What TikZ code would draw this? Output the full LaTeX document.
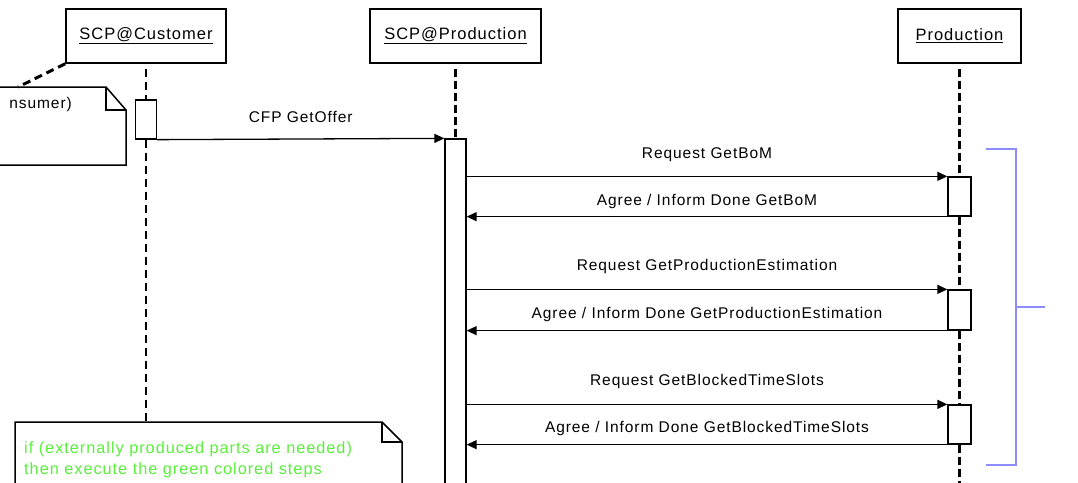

---------------

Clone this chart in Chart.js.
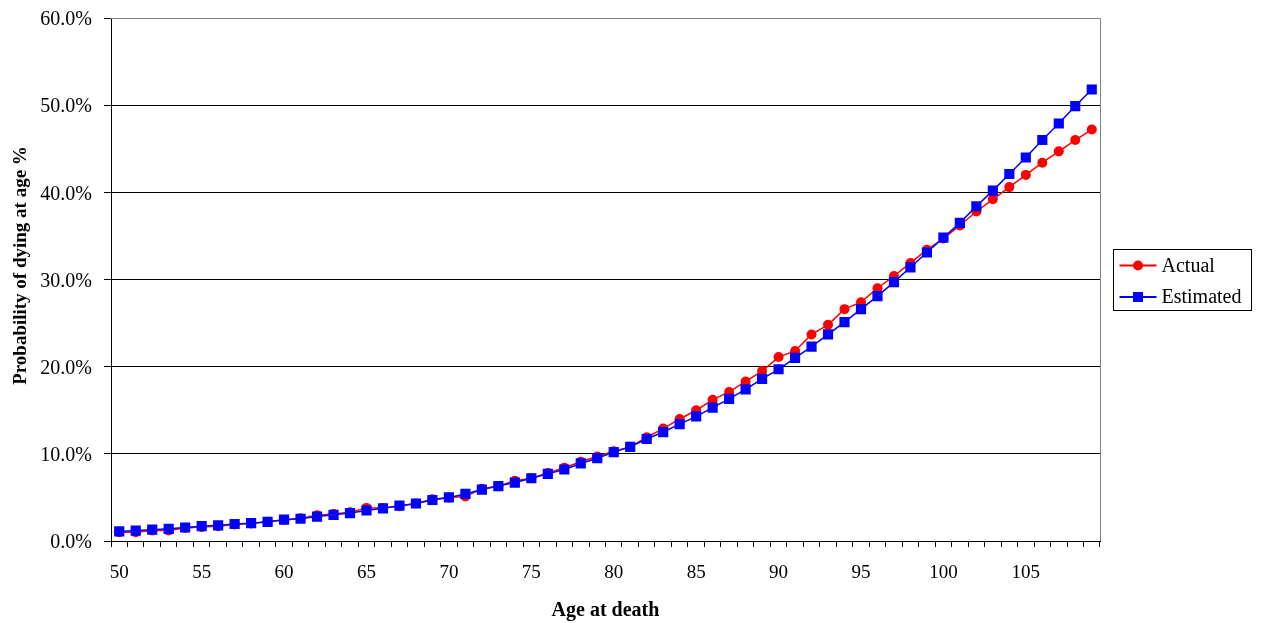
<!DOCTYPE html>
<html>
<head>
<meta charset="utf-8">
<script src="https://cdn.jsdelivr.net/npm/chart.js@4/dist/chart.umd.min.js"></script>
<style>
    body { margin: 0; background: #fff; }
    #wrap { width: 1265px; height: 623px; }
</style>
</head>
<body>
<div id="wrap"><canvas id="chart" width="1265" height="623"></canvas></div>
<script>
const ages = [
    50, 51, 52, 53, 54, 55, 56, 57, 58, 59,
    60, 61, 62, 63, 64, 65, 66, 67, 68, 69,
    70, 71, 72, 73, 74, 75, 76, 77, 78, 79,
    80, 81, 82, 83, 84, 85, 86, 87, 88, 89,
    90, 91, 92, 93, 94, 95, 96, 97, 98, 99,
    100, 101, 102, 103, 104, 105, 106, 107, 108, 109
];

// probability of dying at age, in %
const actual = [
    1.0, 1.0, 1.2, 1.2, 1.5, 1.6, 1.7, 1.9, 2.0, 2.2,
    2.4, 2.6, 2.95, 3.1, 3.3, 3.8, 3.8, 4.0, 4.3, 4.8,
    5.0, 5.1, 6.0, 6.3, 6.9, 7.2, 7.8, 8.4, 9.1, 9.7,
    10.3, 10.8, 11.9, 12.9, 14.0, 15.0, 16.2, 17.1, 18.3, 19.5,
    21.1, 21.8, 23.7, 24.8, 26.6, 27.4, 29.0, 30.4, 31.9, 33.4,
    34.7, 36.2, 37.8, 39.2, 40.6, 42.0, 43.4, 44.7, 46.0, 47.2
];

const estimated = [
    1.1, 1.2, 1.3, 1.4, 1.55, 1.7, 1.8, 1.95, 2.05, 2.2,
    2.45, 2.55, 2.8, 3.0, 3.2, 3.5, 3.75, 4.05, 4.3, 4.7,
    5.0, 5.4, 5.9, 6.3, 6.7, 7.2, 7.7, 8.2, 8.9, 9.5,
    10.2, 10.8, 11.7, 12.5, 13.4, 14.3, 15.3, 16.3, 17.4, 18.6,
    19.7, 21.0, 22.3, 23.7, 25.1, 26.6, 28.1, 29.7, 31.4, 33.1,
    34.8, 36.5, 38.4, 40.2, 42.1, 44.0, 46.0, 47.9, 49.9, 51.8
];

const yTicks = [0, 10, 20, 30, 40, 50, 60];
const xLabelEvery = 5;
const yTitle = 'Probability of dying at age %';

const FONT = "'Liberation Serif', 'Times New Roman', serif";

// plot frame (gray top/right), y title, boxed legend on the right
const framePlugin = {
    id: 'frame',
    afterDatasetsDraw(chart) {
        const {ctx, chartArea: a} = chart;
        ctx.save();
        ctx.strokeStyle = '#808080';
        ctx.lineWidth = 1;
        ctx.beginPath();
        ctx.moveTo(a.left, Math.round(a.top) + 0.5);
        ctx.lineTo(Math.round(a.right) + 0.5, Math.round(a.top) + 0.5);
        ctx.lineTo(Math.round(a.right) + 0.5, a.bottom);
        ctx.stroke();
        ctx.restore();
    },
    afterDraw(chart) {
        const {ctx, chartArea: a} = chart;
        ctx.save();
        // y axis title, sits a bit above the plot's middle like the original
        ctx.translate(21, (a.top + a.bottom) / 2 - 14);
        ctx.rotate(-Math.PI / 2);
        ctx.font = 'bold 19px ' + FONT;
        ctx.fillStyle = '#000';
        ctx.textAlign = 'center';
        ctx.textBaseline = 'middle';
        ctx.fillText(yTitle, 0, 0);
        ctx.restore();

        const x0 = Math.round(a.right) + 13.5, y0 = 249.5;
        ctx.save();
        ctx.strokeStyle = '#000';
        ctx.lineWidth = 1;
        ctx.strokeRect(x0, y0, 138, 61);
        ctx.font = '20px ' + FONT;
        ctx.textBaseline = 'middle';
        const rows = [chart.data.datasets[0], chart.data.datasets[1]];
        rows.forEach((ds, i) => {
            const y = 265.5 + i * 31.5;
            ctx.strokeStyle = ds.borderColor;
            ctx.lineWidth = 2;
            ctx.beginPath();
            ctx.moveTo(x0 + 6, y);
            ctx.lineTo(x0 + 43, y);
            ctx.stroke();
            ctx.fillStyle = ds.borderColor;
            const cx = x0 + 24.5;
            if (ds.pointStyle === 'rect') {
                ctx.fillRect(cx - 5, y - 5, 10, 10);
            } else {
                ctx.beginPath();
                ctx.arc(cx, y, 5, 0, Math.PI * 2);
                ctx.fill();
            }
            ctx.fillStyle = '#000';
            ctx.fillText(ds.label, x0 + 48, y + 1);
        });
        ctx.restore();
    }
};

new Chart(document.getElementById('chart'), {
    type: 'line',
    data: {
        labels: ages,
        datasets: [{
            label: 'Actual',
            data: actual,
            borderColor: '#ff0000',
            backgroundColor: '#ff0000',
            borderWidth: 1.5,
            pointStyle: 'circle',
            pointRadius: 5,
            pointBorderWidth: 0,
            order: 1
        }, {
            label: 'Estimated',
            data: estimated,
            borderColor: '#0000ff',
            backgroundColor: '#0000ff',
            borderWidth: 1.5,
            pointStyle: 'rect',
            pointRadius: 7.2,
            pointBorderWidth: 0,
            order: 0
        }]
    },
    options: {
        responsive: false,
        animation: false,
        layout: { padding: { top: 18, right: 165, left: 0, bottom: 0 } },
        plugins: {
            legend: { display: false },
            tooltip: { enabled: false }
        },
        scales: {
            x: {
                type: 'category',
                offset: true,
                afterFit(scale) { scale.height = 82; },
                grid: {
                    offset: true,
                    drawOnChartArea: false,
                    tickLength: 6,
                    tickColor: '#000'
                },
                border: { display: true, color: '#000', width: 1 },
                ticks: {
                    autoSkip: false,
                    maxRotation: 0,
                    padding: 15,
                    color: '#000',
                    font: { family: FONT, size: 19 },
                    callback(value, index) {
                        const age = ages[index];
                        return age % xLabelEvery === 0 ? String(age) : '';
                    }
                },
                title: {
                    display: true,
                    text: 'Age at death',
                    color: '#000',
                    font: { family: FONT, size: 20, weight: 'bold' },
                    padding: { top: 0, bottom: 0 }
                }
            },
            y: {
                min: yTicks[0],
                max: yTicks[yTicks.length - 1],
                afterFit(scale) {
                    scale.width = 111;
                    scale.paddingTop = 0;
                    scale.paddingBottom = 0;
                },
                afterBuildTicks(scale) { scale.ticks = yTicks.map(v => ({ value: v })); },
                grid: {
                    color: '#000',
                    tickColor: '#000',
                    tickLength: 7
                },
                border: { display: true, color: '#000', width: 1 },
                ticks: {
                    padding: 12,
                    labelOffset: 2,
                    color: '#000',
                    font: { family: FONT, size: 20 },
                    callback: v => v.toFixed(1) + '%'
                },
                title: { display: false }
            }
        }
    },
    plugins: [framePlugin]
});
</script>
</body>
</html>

---------------

* Problem
Gather every line from the listing above in which the word "document" appears.

* Answer to this exercise
What TikZ code would draw this? Output the full LaTeX document.
new Chart(document.getElementById('chart'), {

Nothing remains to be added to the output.